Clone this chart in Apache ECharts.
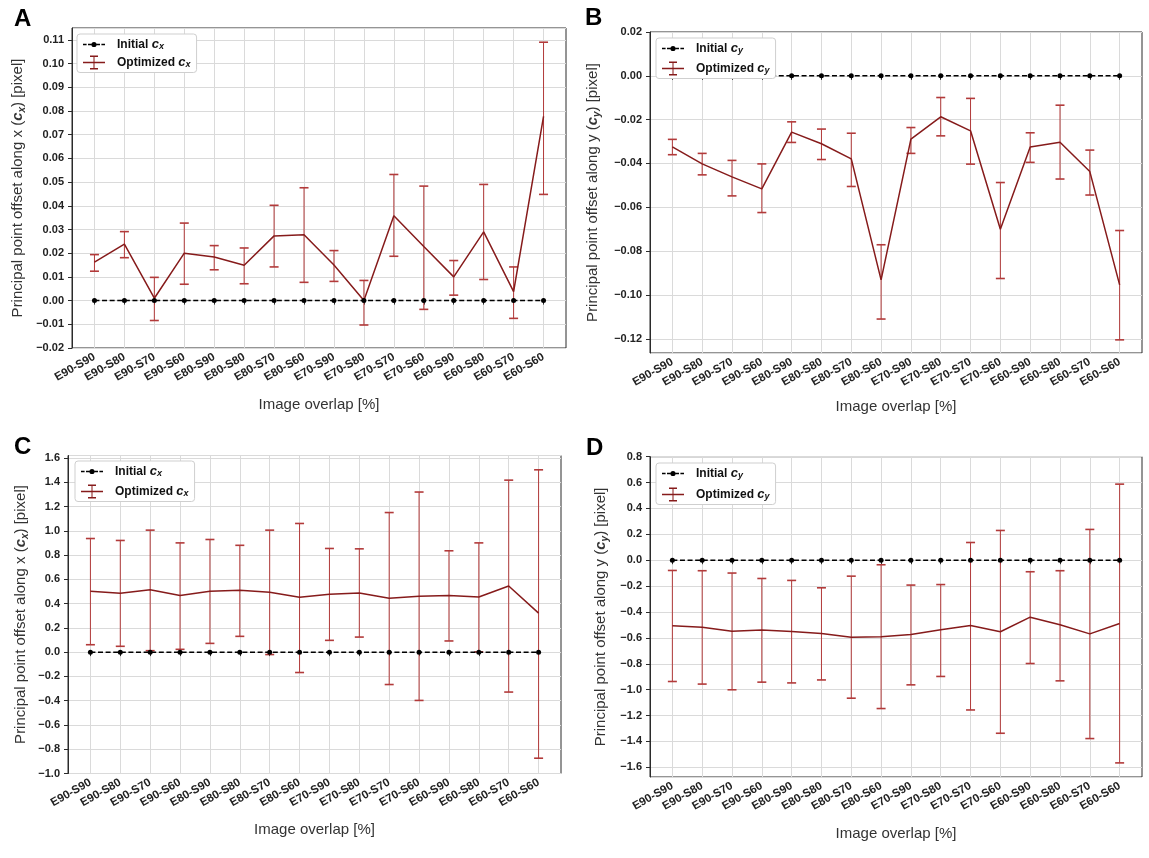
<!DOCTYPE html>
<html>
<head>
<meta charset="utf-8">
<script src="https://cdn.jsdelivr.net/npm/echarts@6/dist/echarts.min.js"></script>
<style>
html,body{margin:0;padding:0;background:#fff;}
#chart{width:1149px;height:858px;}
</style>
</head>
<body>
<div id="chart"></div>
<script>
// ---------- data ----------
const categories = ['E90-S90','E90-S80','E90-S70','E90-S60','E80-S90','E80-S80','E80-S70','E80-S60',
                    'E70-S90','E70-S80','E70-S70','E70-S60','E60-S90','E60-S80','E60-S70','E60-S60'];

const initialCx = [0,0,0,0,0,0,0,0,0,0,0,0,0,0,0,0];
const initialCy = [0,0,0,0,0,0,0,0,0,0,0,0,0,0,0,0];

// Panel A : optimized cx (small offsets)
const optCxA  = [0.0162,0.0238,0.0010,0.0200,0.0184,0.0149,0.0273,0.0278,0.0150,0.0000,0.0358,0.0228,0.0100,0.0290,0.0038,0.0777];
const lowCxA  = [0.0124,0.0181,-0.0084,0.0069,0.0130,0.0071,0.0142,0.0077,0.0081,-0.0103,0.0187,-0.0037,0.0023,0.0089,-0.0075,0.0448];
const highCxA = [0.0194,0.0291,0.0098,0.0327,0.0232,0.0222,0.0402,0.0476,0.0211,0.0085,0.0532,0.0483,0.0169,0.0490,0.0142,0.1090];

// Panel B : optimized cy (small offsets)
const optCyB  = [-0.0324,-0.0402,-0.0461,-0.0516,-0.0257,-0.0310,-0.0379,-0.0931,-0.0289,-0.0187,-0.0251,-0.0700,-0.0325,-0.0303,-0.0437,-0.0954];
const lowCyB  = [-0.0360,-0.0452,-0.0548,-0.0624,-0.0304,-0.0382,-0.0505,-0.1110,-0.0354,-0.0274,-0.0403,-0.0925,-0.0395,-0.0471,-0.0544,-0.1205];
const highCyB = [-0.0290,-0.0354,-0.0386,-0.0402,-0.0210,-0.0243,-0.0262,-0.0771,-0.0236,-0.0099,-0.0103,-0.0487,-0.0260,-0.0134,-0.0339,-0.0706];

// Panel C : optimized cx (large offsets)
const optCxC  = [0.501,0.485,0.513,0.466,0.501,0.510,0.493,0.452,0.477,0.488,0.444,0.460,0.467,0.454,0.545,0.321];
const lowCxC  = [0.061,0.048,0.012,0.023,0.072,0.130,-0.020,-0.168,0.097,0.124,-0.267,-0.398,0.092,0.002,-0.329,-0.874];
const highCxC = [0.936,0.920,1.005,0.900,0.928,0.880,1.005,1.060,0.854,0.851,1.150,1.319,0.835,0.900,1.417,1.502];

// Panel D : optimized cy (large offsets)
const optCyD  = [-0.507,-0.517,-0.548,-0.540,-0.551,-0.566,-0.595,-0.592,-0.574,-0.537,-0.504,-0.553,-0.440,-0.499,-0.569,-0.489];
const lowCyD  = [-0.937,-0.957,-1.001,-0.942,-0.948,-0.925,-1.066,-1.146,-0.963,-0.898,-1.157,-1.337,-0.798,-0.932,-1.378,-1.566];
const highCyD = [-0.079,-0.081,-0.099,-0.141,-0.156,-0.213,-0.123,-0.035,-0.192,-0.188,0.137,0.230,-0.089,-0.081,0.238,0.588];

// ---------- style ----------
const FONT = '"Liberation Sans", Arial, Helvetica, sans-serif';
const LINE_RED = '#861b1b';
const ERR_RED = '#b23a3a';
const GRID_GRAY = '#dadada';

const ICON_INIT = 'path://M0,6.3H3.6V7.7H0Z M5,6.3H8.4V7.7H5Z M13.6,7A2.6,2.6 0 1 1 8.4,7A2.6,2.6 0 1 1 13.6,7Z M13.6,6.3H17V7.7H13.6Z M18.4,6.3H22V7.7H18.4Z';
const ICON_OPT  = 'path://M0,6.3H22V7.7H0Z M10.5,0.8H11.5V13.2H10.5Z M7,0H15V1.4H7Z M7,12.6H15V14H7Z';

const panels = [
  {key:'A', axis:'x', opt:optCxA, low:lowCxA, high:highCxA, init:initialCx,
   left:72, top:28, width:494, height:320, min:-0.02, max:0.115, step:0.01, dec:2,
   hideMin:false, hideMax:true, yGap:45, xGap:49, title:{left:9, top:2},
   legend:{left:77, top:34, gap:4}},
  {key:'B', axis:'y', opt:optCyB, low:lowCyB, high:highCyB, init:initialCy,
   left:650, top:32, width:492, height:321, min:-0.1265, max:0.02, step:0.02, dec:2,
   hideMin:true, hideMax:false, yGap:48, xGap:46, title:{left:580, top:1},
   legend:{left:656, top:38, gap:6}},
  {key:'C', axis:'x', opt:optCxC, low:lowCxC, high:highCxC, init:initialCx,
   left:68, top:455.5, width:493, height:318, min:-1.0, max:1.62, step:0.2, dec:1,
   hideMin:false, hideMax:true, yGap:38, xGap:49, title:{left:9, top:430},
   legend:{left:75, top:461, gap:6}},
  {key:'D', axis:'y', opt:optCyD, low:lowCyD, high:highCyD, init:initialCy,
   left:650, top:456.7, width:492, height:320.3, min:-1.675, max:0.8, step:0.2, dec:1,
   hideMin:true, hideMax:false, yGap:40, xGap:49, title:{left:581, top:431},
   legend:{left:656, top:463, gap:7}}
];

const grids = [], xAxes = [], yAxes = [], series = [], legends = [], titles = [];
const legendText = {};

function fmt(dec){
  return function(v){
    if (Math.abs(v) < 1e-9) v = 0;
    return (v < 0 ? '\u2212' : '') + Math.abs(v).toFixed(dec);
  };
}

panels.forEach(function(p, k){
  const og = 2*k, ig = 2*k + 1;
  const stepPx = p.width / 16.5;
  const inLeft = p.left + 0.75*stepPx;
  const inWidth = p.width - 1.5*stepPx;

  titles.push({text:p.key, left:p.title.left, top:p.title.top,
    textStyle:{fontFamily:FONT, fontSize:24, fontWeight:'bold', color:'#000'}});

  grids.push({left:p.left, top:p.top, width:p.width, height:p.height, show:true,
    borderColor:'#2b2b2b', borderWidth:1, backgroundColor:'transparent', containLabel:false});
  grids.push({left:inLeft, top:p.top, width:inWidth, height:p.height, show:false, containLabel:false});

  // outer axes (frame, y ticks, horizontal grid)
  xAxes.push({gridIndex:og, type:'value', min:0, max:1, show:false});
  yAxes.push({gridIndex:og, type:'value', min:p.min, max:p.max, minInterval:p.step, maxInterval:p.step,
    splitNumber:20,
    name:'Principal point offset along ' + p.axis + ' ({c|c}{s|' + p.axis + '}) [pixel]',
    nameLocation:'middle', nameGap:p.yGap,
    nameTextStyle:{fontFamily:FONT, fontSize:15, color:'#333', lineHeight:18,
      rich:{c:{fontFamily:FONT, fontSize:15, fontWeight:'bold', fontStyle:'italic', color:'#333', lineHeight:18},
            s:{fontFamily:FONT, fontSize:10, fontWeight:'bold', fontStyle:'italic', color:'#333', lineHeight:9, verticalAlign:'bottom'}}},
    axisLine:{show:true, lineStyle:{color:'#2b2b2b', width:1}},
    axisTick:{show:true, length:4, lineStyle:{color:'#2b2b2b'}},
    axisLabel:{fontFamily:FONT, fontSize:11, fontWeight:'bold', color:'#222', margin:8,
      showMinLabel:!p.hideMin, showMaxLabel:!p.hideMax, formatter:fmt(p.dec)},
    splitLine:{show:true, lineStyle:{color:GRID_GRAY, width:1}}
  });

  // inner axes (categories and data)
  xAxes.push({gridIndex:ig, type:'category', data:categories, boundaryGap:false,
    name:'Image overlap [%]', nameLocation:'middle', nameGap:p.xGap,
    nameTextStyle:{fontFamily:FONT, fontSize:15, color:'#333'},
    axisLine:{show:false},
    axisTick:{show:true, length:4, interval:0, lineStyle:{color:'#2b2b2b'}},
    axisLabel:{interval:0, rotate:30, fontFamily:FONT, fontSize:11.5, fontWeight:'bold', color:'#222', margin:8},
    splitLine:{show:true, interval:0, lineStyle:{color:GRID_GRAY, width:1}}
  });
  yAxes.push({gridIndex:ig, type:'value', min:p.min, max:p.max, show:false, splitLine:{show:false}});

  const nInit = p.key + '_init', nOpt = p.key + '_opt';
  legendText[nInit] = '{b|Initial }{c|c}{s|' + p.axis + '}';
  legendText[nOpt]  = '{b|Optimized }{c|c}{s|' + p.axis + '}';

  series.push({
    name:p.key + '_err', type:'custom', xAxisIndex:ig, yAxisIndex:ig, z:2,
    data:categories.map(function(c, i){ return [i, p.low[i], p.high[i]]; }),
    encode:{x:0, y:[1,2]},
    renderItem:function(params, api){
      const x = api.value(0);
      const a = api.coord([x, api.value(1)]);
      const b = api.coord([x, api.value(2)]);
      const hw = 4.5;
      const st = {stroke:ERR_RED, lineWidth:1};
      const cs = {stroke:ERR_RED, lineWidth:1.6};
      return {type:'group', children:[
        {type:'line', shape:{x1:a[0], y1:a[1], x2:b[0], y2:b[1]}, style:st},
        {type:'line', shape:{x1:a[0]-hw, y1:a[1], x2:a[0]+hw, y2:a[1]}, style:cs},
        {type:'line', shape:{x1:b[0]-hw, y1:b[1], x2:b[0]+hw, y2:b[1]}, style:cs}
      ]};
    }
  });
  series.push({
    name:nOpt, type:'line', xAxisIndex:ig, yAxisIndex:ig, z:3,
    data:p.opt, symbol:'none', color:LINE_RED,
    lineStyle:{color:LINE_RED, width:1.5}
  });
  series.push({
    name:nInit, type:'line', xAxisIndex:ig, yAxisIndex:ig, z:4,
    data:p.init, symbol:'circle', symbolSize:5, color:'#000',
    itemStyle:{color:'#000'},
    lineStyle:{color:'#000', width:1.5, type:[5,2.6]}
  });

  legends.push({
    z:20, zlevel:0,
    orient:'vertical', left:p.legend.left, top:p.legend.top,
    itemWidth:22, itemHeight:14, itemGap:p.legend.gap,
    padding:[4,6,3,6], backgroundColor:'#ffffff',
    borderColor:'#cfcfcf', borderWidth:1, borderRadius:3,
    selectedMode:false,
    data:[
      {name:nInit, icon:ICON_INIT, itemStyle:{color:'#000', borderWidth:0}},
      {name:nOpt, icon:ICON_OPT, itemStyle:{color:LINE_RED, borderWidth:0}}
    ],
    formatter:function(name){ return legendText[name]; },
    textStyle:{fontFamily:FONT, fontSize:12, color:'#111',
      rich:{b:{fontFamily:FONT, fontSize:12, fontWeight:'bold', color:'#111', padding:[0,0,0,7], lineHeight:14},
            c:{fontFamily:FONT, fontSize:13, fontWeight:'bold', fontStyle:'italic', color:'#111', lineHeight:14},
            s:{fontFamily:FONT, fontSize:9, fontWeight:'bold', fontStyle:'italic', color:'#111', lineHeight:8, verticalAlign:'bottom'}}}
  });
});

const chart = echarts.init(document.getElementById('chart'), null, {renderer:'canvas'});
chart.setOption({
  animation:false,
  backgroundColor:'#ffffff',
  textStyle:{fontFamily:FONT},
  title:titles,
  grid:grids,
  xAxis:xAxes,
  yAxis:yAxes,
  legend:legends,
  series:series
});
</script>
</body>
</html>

---+---

SET EXERCISE:
Write out again exactly the lines from the start of the data above through the line containing "const initialCy = [0,0,0,0,0,0,0,0,0,0,0,0,0,0,0,0];", inclusive, excluding any pictures.

SOLUTION FOR THIS PROBLEM:
Clone this chart in Apache ECharts.
<!DOCTYPE html>
<html>
<head>
<meta charset="utf-8">
<script src="https://cdn.jsdelivr.net/npm/echarts@6/dist/echarts.min.js"></script>
<style>
html,body{margin:0;padding:0;background:#fff;}
#chart{width:1149px;height:858px;}
</style>
</head>
<body>
<div id="chart"></div>
<script>
// ---------- data ----------
const categories = ['E90-S90','E90-S80','E90-S70','E90-S60','E80-S90','E80-S80','E80-S70','E80-S60',
                    'E70-S90','E70-S80','E70-S70','E70-S60','E60-S90','E60-S80','E60-S70','E60-S60'];

const initialCx = [0,0,0,0,0,0,0,0,0,0,0,0,0,0,0,0];
const initialCy = [0,0,0,0,0,0,0,0,0,0,0,0,0,0,0,0];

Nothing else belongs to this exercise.